● TASK
Reproduce the listing below exactly, beginning with its first line and ending with the line that holds "const gridVals = [-300,-200,-100,0];"; pictures are not part of the copy.

● DATASET EXCERPT
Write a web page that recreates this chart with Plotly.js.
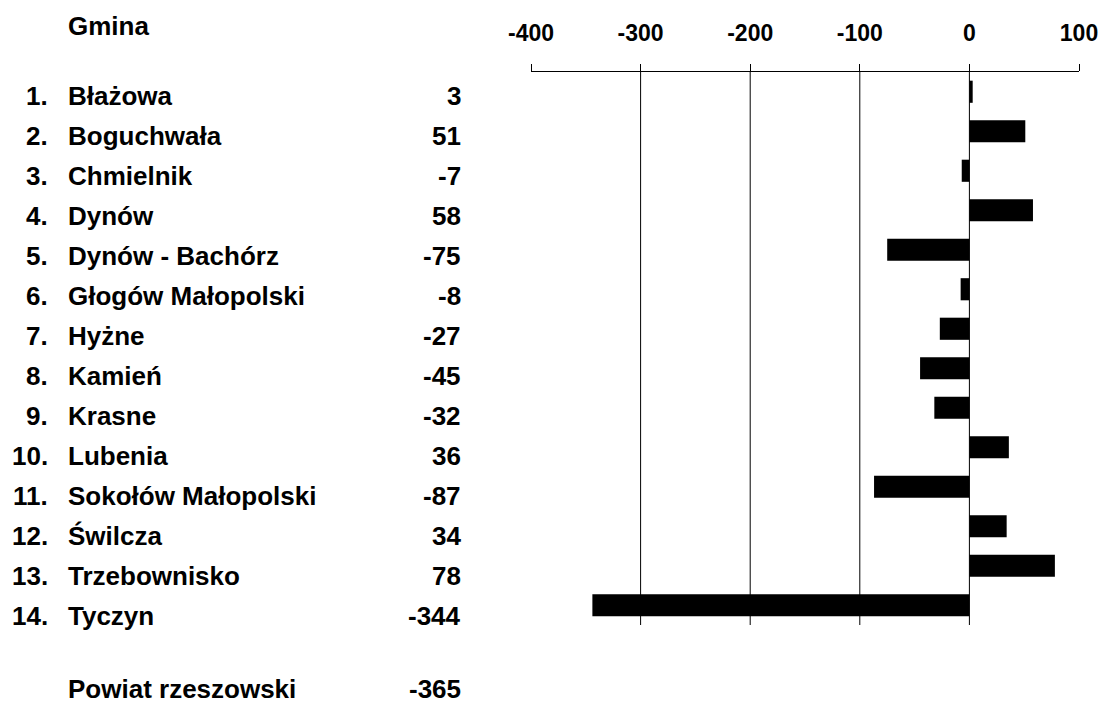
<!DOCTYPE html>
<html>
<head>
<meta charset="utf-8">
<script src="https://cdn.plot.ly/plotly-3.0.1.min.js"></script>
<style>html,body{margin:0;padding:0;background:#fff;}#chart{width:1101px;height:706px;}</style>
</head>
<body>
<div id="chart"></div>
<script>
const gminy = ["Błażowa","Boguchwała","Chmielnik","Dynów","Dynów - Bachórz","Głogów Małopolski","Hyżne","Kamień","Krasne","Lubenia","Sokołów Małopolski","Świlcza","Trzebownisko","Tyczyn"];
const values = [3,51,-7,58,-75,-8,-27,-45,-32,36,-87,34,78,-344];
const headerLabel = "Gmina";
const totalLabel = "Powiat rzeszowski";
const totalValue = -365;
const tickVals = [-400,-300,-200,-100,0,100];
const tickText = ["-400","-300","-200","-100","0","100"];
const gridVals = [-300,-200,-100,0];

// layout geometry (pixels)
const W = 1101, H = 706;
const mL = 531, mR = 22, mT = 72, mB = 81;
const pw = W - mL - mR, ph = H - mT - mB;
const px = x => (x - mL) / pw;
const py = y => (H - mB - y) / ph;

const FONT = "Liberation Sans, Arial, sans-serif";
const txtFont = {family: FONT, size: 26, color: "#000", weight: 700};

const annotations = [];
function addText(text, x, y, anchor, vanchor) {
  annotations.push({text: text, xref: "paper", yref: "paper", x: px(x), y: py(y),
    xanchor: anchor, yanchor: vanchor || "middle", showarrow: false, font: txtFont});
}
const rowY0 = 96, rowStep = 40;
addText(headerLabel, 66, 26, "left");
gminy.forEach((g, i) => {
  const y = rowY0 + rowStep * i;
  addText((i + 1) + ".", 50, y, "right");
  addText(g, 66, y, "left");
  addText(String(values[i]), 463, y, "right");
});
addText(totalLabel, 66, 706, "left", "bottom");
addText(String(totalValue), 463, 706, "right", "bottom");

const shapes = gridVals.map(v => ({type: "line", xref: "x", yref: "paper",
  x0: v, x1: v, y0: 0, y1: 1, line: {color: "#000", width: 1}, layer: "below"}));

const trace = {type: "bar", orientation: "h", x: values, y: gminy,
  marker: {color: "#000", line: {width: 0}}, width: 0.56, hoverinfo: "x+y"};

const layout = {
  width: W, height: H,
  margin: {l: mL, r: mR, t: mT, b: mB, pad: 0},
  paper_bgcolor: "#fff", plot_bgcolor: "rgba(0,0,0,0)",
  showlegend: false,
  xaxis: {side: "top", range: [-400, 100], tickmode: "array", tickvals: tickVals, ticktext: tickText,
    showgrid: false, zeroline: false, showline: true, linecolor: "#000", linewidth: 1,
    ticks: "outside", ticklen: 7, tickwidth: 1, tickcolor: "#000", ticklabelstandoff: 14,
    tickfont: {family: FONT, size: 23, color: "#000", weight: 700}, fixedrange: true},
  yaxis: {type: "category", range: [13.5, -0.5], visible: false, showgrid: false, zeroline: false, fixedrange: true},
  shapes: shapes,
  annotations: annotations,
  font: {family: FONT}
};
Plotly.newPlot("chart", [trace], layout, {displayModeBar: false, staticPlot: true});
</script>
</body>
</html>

● TASK RESULT
Write a web page that recreates this chart with Plotly.js.
<!DOCTYPE html>
<html>
<head>
<meta charset="utf-8">
<script src="https://cdn.plot.ly/plotly-3.0.1.min.js"></script>
<style>html,body{margin:0;padding:0;background:#fff;}#chart{width:1101px;height:706px;}</style>
</head>
<body>
<div id="chart"></div>
<script>
const gminy = ["Błażowa","Boguchwała","Chmielnik","Dynów","Dynów - Bachórz","Głogów Małopolski","Hyżne","Kamień","Krasne","Lubenia","Sokołów Małopolski","Świlcza","Trzebownisko","Tyczyn"];
const values = [3,51,-7,58,-75,-8,-27,-45,-32,36,-87,34,78,-344];
const headerLabel = "Gmina";
const totalLabel = "Powiat rzeszowski";
const totalValue = -365;
const tickVals = [-400,-300,-200,-100,0,100];
const tickText = ["-400","-300","-200","-100","0","100"];
const gridVals = [-300,-200,-100,0];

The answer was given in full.